Роль сознания в преодолении разрыва во времени подтверждается классическим экспериментом Ивана Павлова по формированию условных рефлексов. В ходе него экспериментатор устанавливает связь между одним стимулом (например, порывом воздуха или электрическим разрядом) и другим, не имеющим отношения к первому (например, звуком). Испытуемые усваивают связь автоматически, без сознательных усилий. Услышав звук, они непроизвольно отскакивают в ожидании дуновения или разряда. Когда экспериментатор спрашивает, почему они это сделали, они не могут объяснить свое поведение.
Но подсознательное обучение работает только в том случае, если два стимула следуют непосредственно друг за другом.
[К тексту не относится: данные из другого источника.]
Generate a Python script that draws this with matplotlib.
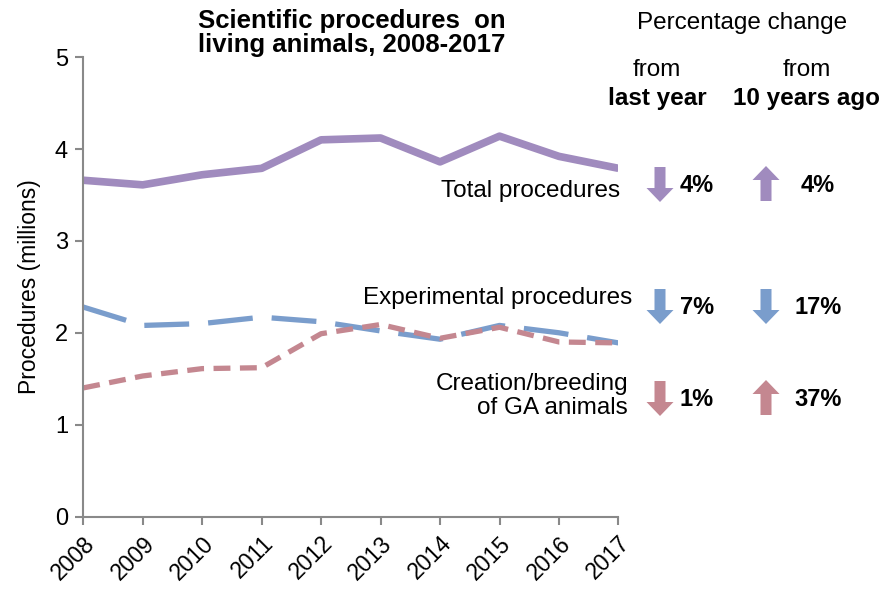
import numpy as np
import matplotlib.pyplot as plt
from matplotlib.patches import FancyArrow

plt.rcParams['font.family'] = ['Liberation Sans', 'DejaVu Sans']

years = [2008, 2009, 2010, 2011, 2012, 2013, 2014, 2015, 2016, 2017]
total = [3.66, 3.61, 3.72, 3.79, 4.10, 4.12, 3.86, 4.14, 3.92, 3.79]
experimental = [2.28, 2.08, 2.10, 2.17, 2.12, 2.02, 1.93, 2.08, 2.00, 1.89]
ga_breeding = [1.40, 1.53, 1.61, 1.62, 1.99, 2.09, 1.94, 2.06, 1.90, 1.89]

series_names = ['Total procedures', 'Experimental procedures', 'Creation/breeding\nof GA animals']
change_last_year = [-4, -7, -1]
change_10_years = [4, -17, 37]

purple = '#A08BBE'
blue = '#7A9DCC'
pink = '#C48790'
grey = '#898989'

fig = plt.figure(figsize=(8.95, 5.89), dpi=100)
ax = fig.add_axes([0.093, 0.123, 0.598, 0.780])

ax.plot(years, total, color=purple, lw=5.5, solid_capstyle='butt')
ax.plot(years, experimental, color=blue, lw=3.8, dashes=(8.5, 3.6))
ax.plot(years, ga_breeding, color=pink, lw=3.8, dashes=(3.2, 1.8))

ax.set_xlim(2008, 2017)
ax.set_ylim(0, 5)
ax.set_xticks(years)
ax.set_xticklabels([str(y) for y in years], rotation=45, ha='right',
                   rotation_mode='anchor', fontsize=16.5)
ax.set_yticks(range(6))
ax.tick_params(axis='y', labelsize=17, length=6, width=1.5, color=grey, pad=5)
ax.tick_params(axis='x', length=6, width=1.5, color=grey, pad=5)
for s in ['top', 'right']:
    ax.spines[s].set_visible(False)
for s in ['left', 'bottom']:
    ax.spines[s].set_color(grey)
    ax.spines[s].set_linewidth(1.5)
ax.set_ylabel('Procedures (millions)', fontsize=16.5, labelpad=10)

# overlay in pixel coordinates for annotations
ov = fig.add_axes([0, 0, 1, 1], facecolor='none')
ov.set_xlim(0, 895)
ov.set_ylim(589, 0)
ov.axis('off')

ov.text(352, 33, 'Scientific procedures  on\nliving animals, 2008-2017', ha='center',
        va='center', fontsize=18.5, fontweight='bold', linespacing=1.05)
ov.text(742, 23, 'Percentage change', ha='center', va='center', fontsize=17.5)
ov.text(657, 70, 'from', ha='center', va='center', fontsize=17.5)
ov.text(657, 98, 'last year', ha='center', va='center', fontsize=17.5, fontweight='bold')
ov.text(807, 70, 'from', ha='center', va='center', fontsize=17.5)
ov.text(807, 98, '10 years ago', ha='center', va='center', fontsize=17.5, fontweight='bold')

row_y = [184, 306, 398]
label_y = [191, 298, 396]
label_x = [620, 632, 628]
colors = [purple, blue, pink]

for name, ly, lx, c, ry, a, b in zip(series_names, label_y, label_x, colors, row_y,
                                     change_last_year, change_10_years):
    ov.text(lx, ly, name, ha='right', va='center', fontsize=17.5, linespacing=1.15)
    for x, v, tx in [(660, a, 697), (766, b, 818)]:
        if v < 0:
            y0, dy = ry - 17, 35
        else:
            y0, dy = ry + 17, -35
        ov.add_patch(FancyArrow(x, y0, 0, dy, width=11, head_width=27, head_length=14,
                                length_includes_head=True, color=c, lw=0))
        ov.text(tx, ry + 2, f'{abs(v)}%', ha='center', va='center', fontsize=17,
                fontweight='bold')

fig.savefig('out.png', dpi=100)
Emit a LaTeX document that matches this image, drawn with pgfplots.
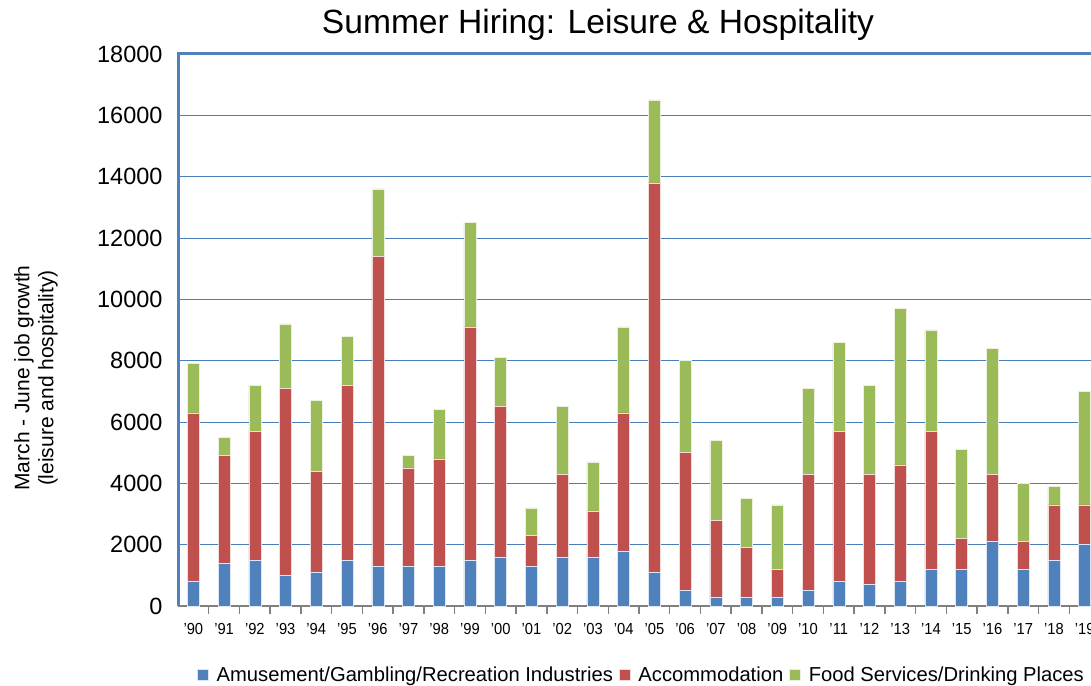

Когда экспериментатор откладывает второй стимул, участники могут усвоить связь только при помощи сознания — об этом экспериментатор узнает не из поведения, а потому что испытуемый сам об этом сообщает.
Эти примеры указывают на то, что функция сознания состоит в расширении нашей возможности воспринимать мир через продление настоящего момента. Наше сознательное внимание сохраняет чувственную информацию в гибком, готовом к использованию виде на протяжении некоторого времени после исчезновения стимула.
Сознание способно генерировать образ тех данных чувственного восприятия, которые ему непосредственно больше не доступны. Мы называем такую информацию контрфактуальной потому что она подразумевает воспоминание о прошлом или прогнозирование будущих, еще не совершенных действий. Генерирование контрфактуальной информации позволяет наделенному сознанием субъекту дистанцироваться от окружающей среды и действовать неавтоматически, например, выждать три секунды, прежде чем что-либо предпринимать. Чтобы генерировать контрфактуальную информацию, мы должны иметь в голове модель окружающего мира, куда включены его статистические закономерности.
ИИ уже обладает продвинутыми моделями обучения, но они основаны на данных, предоставленных человеком. Благодаря контрфактуальной информации ИИ смог бы генерировать собственные данные, чтобы представить возможные события, выдуманные им самим. Это позволило бы ИИ выработать гибкость по отношению к новым ситуациям и наделило бы его любознательностью. Не зная, каким будет итог представленных им событий, ИИ попытался бы это вообразить.
Наша команда работает над внедрением этой способности. И уже были случаи, когда созданные нами ИИ-агенты вели себя неожиданным образом.
В ходе одного из экспериментов мы создали агентов, которые умели управлять грузовиком. Если мы хотели, чтобы эти агенты заехали на гору, нам нужно было поставить соответствующую задачу, и они находили лучший путь. Но агенты, наделенные любопытством, идентифицировали гору как проблему и решали, как заехать на нее, даже не получив такой инструкции.
Если рассматривать интроспекцию и воображение как составляющие сознания, рано или поздно появление наделенного сознанием ИИ неизбежно, так как эти две функции крайне полезны для любой машины. Мы хотим, чтобы наши компьютеры объясняли, как и почему они действуют. Создание таких устройств потребует воображения и станет главным испытанием контрфактуальной функции сознания.